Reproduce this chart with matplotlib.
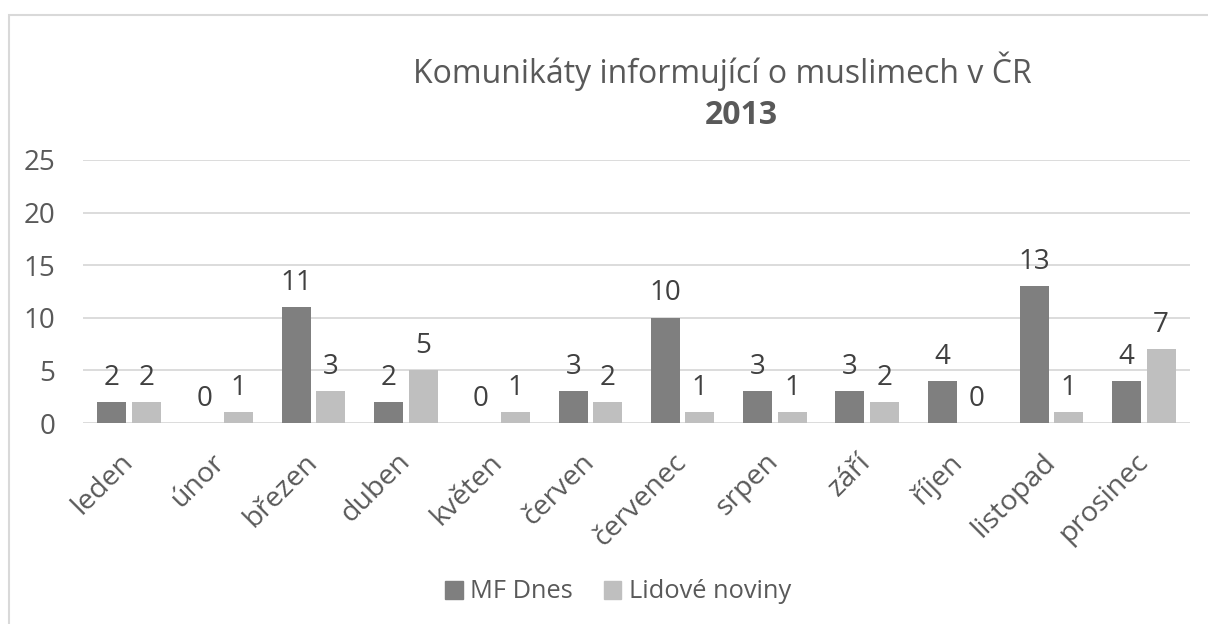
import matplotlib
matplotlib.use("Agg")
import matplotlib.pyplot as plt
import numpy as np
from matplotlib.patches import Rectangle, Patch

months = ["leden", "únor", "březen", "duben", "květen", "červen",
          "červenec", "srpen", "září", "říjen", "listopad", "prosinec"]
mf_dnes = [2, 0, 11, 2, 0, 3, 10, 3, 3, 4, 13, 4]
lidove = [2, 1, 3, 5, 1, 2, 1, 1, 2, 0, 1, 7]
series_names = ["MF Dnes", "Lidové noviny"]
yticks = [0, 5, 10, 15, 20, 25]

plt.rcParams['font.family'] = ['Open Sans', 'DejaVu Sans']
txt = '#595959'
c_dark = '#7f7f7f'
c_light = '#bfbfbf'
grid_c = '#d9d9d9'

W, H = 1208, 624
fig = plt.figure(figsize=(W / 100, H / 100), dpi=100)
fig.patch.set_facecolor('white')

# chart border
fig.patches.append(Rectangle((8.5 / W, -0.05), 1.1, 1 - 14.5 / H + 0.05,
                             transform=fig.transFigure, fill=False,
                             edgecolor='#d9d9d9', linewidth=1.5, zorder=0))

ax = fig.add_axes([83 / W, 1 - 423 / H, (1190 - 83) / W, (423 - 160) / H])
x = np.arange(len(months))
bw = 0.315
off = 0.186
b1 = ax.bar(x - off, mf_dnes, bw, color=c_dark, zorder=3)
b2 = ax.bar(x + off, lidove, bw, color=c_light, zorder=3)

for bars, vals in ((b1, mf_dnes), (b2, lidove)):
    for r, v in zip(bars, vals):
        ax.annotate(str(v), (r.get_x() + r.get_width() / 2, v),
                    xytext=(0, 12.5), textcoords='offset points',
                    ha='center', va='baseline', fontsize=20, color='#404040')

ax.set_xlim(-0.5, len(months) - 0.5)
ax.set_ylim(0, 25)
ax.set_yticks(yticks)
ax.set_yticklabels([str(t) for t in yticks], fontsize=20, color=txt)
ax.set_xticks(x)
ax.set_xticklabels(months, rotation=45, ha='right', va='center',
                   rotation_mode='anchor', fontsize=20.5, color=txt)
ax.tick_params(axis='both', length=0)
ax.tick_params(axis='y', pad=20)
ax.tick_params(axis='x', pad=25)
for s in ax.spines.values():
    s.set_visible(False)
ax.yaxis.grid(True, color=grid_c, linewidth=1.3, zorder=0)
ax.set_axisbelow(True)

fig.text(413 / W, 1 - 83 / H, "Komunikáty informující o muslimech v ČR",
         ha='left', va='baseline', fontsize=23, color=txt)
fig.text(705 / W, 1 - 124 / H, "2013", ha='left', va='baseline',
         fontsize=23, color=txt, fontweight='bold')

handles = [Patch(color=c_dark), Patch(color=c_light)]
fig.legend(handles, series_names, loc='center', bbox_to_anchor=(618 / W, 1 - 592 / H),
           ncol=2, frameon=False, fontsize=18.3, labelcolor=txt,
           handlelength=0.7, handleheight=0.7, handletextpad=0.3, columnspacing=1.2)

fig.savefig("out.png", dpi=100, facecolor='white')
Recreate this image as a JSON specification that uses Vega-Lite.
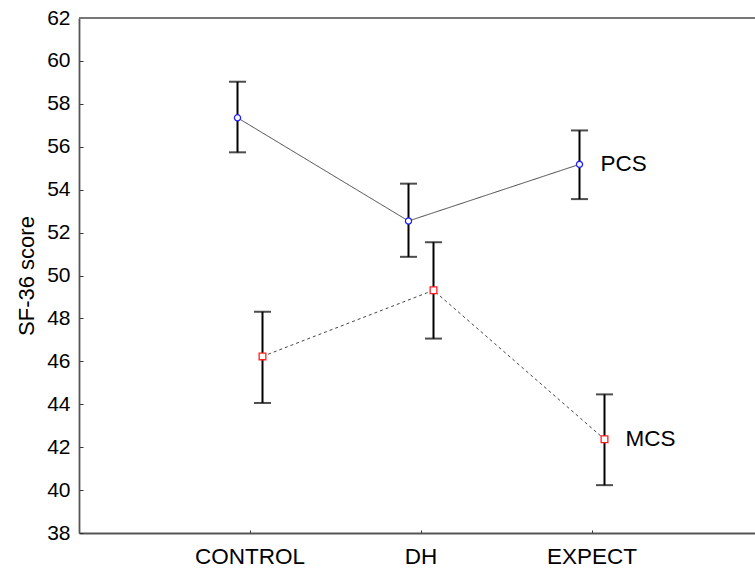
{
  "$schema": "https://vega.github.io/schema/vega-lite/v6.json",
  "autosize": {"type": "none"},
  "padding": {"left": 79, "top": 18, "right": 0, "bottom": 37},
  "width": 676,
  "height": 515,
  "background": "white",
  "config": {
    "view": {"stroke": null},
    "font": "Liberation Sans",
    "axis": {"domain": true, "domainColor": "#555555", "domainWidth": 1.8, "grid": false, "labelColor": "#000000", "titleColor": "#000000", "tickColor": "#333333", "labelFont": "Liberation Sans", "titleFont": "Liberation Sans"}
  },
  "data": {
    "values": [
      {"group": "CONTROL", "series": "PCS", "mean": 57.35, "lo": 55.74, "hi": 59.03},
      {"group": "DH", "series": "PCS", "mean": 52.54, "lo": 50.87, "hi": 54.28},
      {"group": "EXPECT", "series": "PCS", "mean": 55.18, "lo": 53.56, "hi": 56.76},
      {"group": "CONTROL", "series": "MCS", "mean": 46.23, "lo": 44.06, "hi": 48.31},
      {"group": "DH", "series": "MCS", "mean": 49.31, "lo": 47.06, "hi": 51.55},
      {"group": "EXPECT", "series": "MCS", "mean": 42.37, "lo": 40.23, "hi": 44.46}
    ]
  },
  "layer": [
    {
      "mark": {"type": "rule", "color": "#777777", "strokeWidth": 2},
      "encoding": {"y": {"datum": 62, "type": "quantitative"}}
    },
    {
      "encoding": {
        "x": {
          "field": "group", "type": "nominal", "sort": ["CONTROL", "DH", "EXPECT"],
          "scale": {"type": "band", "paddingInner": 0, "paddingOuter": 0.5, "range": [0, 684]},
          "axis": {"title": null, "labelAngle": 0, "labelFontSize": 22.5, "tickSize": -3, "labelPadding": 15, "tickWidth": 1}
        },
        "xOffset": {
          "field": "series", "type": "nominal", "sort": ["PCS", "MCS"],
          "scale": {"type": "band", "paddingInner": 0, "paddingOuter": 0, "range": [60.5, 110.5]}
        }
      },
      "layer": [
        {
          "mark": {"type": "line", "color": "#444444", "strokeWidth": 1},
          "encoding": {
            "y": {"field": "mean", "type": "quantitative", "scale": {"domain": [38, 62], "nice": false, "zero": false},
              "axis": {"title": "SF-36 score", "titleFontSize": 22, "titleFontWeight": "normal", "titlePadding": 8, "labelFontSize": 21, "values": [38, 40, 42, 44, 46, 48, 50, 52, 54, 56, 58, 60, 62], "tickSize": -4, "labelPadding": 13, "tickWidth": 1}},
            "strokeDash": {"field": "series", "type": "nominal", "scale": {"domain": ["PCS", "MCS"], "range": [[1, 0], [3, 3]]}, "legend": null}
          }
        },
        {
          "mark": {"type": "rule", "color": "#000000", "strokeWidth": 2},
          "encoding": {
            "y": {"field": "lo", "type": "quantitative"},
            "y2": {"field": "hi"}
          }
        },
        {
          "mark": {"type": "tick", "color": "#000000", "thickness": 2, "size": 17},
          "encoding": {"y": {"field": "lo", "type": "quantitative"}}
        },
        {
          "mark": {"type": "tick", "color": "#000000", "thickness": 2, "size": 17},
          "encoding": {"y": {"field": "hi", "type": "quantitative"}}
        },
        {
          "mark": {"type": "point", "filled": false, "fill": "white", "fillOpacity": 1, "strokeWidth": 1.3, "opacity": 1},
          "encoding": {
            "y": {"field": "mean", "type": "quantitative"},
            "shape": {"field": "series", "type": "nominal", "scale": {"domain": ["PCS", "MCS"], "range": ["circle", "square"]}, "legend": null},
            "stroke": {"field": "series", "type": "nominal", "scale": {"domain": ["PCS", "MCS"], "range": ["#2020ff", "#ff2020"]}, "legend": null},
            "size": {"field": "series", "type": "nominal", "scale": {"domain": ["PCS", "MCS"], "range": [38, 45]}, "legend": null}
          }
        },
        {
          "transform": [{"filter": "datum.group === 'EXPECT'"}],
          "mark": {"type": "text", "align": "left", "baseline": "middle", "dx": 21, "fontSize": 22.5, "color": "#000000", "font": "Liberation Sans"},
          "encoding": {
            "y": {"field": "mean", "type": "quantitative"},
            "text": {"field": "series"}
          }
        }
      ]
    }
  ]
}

-.-.-

Search the data above for the string "matplotlib" and copy each line that has it.

■ **Answer for this exercise**:
Reproduce this chart with matplotlib.
import matplotlib
matplotlib.use("Agg")
import matplotlib.pyplot as plt
from matplotlib.patches import Rectangle, Patch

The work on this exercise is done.